* BEGIN *

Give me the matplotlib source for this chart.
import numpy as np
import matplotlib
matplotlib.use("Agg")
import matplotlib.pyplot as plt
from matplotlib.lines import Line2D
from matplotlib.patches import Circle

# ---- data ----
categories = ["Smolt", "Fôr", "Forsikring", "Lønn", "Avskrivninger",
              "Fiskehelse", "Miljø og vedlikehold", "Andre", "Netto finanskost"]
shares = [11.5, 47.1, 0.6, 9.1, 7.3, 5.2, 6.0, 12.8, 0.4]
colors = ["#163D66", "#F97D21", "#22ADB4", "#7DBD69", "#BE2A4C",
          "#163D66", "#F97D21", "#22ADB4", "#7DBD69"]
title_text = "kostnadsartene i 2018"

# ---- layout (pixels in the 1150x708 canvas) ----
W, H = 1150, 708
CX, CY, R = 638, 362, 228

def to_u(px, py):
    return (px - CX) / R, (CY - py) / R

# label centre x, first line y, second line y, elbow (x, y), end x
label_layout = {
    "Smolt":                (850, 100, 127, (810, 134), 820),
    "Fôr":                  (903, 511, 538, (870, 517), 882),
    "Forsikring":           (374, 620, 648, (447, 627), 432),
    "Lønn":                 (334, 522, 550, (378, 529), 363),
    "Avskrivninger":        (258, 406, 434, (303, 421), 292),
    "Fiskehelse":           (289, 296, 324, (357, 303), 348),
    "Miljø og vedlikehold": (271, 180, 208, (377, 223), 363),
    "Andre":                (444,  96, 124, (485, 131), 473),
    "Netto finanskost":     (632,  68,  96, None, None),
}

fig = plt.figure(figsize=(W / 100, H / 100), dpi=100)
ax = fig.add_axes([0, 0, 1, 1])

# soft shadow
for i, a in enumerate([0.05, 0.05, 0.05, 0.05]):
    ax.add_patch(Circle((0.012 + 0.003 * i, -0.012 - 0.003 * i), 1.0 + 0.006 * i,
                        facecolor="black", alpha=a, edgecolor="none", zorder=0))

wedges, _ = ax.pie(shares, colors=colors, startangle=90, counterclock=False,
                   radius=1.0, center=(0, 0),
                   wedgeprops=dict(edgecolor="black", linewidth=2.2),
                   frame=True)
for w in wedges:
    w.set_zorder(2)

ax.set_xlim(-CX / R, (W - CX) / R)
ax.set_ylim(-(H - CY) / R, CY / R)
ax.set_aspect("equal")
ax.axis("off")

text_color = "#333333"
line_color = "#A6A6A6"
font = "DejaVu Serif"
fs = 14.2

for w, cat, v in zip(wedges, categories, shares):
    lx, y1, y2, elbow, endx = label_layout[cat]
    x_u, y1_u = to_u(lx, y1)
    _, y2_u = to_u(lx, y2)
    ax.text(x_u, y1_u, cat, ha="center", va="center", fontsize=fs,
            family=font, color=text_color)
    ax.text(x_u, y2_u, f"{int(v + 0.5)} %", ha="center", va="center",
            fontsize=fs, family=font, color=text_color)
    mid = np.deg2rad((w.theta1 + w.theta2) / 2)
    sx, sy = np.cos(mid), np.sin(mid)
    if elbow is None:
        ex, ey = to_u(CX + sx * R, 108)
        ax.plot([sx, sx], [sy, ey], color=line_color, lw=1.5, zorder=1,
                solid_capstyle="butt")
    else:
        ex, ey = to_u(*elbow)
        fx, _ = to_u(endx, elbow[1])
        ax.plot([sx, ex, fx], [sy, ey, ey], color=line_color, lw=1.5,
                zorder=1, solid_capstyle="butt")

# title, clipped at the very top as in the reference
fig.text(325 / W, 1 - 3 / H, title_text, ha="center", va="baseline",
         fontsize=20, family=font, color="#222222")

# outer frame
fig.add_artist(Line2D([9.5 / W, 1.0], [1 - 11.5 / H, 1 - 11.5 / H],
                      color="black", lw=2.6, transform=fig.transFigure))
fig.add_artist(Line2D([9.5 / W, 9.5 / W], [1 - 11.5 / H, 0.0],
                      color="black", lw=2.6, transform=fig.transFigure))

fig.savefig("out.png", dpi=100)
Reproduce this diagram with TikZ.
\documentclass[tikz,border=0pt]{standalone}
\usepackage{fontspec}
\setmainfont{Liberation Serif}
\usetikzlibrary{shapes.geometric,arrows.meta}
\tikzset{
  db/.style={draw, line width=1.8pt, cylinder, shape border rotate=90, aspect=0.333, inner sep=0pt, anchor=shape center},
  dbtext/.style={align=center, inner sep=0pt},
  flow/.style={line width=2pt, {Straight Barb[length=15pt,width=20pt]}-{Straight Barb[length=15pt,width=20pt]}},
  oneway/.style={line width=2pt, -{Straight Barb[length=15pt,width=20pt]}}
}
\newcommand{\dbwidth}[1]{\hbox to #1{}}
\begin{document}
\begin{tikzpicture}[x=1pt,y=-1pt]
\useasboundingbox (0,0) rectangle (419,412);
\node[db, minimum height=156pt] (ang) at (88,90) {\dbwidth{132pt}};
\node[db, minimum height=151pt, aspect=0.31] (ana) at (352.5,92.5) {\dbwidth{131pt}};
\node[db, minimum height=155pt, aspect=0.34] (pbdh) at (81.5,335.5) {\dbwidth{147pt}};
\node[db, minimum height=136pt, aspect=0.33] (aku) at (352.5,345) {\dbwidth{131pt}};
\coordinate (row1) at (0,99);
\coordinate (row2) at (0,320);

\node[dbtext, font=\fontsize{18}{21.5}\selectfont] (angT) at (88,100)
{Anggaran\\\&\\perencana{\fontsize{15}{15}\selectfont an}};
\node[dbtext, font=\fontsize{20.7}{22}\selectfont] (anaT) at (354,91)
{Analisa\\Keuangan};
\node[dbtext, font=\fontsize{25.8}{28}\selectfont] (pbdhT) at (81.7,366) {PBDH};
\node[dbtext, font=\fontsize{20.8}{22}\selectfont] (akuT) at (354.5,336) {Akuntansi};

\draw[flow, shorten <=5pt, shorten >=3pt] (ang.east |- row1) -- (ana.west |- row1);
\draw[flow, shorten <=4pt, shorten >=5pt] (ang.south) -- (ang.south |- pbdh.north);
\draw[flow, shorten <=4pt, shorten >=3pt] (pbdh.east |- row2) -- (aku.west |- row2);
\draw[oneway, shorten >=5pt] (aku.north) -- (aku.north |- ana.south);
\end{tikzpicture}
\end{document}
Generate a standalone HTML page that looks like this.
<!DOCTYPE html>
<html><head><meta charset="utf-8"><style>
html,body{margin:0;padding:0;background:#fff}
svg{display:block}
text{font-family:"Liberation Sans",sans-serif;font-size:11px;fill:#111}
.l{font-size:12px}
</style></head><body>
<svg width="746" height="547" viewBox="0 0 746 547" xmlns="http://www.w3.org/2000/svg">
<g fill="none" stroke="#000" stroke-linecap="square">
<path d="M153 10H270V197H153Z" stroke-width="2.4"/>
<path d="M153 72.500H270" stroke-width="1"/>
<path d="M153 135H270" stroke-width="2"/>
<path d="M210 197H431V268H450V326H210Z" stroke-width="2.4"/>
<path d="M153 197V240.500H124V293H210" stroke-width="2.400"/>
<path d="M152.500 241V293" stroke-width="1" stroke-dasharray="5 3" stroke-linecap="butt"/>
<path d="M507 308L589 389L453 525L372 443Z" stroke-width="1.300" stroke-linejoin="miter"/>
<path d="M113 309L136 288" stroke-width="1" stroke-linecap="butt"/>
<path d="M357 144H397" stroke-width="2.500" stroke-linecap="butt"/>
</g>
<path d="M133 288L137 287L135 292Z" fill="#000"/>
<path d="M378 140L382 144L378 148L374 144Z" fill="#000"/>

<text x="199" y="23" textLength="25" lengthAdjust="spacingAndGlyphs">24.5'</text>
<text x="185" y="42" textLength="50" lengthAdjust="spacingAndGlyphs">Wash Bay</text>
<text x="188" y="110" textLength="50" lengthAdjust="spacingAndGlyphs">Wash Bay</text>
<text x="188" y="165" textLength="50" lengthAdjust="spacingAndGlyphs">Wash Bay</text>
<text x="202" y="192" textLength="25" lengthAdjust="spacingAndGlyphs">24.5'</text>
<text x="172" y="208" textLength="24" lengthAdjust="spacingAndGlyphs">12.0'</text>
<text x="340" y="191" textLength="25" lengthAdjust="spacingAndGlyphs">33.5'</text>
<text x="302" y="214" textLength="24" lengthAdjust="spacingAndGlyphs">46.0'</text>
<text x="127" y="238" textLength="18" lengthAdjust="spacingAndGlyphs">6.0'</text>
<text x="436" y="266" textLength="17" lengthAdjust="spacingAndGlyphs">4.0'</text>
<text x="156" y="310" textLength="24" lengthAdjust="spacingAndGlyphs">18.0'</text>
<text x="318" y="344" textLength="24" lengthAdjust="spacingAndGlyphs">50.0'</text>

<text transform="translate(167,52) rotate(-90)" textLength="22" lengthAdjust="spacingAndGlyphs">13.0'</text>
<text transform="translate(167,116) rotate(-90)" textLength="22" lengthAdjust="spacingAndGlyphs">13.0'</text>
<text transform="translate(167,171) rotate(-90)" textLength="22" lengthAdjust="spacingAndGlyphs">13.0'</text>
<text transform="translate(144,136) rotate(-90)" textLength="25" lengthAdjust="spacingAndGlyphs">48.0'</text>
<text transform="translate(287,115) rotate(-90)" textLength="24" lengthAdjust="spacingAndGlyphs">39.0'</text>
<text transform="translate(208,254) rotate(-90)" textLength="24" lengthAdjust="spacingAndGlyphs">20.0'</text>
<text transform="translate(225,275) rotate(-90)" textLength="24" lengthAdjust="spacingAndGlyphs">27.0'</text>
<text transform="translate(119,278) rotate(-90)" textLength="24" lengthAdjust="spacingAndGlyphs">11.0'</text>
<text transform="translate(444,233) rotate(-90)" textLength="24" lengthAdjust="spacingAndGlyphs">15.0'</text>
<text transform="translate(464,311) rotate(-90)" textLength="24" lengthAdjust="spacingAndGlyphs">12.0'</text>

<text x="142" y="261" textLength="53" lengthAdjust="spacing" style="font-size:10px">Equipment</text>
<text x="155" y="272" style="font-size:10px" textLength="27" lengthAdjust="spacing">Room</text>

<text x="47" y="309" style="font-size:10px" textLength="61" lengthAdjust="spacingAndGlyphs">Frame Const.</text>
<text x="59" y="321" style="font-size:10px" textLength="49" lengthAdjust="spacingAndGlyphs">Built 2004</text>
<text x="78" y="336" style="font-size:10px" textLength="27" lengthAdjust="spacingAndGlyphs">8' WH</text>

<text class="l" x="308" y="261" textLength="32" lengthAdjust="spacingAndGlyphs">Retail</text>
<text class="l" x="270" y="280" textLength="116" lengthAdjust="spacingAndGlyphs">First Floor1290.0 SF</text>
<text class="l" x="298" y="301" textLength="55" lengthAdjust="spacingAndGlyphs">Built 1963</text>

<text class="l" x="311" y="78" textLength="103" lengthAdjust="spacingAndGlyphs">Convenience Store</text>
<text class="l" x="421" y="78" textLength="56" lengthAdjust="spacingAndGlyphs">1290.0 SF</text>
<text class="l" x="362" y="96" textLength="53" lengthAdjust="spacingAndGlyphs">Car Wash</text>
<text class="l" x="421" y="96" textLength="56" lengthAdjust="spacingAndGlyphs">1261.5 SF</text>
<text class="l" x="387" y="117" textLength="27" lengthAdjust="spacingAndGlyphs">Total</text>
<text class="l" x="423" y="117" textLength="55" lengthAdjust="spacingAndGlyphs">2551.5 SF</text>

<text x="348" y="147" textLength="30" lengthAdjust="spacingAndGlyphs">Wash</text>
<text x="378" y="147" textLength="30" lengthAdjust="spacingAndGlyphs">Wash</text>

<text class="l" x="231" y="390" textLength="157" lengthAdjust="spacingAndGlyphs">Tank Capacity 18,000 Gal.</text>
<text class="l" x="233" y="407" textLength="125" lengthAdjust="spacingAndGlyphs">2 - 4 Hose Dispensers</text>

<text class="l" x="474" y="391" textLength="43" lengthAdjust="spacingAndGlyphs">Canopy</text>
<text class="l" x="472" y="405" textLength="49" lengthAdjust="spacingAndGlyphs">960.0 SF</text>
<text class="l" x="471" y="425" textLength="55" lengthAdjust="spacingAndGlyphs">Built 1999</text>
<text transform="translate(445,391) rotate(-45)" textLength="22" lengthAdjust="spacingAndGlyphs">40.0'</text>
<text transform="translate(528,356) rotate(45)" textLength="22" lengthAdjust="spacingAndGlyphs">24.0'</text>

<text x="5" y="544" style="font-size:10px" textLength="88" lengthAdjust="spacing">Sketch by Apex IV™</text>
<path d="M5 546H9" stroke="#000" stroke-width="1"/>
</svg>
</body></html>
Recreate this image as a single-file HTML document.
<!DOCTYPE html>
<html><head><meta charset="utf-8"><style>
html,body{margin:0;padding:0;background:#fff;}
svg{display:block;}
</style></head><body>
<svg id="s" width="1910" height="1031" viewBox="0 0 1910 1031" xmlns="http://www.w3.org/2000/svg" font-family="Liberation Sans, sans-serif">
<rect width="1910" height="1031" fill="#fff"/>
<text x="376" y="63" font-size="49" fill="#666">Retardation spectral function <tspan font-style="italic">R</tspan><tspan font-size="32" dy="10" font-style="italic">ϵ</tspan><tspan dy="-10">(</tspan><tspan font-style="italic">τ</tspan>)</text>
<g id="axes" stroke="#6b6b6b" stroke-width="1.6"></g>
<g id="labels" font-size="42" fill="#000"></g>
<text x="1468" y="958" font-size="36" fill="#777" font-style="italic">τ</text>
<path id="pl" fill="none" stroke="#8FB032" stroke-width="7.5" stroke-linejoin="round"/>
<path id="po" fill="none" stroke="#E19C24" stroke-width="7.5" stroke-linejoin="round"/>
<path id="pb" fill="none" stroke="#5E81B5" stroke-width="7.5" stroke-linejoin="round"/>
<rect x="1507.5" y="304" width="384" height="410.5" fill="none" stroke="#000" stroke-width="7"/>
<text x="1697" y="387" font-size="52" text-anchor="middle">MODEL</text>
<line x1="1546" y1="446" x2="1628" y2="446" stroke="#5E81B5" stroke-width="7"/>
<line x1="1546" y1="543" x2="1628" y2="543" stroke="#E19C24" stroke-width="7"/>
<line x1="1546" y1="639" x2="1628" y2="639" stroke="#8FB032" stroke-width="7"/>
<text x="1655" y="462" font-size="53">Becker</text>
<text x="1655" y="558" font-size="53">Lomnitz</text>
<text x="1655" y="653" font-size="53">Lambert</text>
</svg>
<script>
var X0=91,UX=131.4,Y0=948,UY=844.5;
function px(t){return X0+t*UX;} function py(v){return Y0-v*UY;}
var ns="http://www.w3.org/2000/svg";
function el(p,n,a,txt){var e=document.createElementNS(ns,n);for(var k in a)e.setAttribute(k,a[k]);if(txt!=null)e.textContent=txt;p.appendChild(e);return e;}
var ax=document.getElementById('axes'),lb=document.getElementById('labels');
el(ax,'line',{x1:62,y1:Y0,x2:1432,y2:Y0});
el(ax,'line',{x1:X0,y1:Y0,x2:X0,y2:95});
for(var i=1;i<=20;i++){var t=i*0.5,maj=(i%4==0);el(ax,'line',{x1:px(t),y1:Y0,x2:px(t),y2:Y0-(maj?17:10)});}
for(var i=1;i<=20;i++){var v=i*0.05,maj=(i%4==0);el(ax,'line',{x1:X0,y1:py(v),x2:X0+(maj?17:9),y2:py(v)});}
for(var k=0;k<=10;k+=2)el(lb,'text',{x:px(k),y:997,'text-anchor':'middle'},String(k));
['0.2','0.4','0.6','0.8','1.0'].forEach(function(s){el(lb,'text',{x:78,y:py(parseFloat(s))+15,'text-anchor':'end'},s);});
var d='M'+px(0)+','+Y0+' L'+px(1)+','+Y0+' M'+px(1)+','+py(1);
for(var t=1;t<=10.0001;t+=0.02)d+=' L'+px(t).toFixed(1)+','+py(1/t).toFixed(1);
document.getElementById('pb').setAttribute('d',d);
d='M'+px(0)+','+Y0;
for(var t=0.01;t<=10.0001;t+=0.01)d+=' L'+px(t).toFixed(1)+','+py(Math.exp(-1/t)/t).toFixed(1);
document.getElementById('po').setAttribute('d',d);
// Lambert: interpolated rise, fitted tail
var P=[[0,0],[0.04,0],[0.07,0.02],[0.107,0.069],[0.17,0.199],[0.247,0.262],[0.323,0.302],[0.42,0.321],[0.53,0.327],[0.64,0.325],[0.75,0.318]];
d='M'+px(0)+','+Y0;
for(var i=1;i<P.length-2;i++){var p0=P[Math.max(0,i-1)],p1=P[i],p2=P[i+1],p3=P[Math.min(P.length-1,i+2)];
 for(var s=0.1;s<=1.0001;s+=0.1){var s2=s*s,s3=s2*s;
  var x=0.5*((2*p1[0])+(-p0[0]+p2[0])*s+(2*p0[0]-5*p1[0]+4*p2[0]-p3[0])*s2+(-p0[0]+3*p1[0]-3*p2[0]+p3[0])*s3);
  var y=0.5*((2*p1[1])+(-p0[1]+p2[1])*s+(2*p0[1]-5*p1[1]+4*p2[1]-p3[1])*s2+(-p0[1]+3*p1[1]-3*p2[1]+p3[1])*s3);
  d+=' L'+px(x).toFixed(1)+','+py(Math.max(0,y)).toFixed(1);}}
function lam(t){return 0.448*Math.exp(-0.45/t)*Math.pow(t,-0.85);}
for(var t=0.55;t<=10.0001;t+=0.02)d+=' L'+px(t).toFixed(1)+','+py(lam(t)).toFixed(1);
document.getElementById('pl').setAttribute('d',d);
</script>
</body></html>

* END *

_YOUR GOAL_
Print the lines above, unchanged, from the start of the records to the line with "from matplotlib.patches import Circle", including that final line.

_PROBLEM SOLUTION_
Give me the matplotlib source for this chart.
import numpy as np
import matplotlib
matplotlib.use("Agg")
import matplotlib.pyplot as plt
from matplotlib.lines import Line2D
from matplotlib.patches import Circle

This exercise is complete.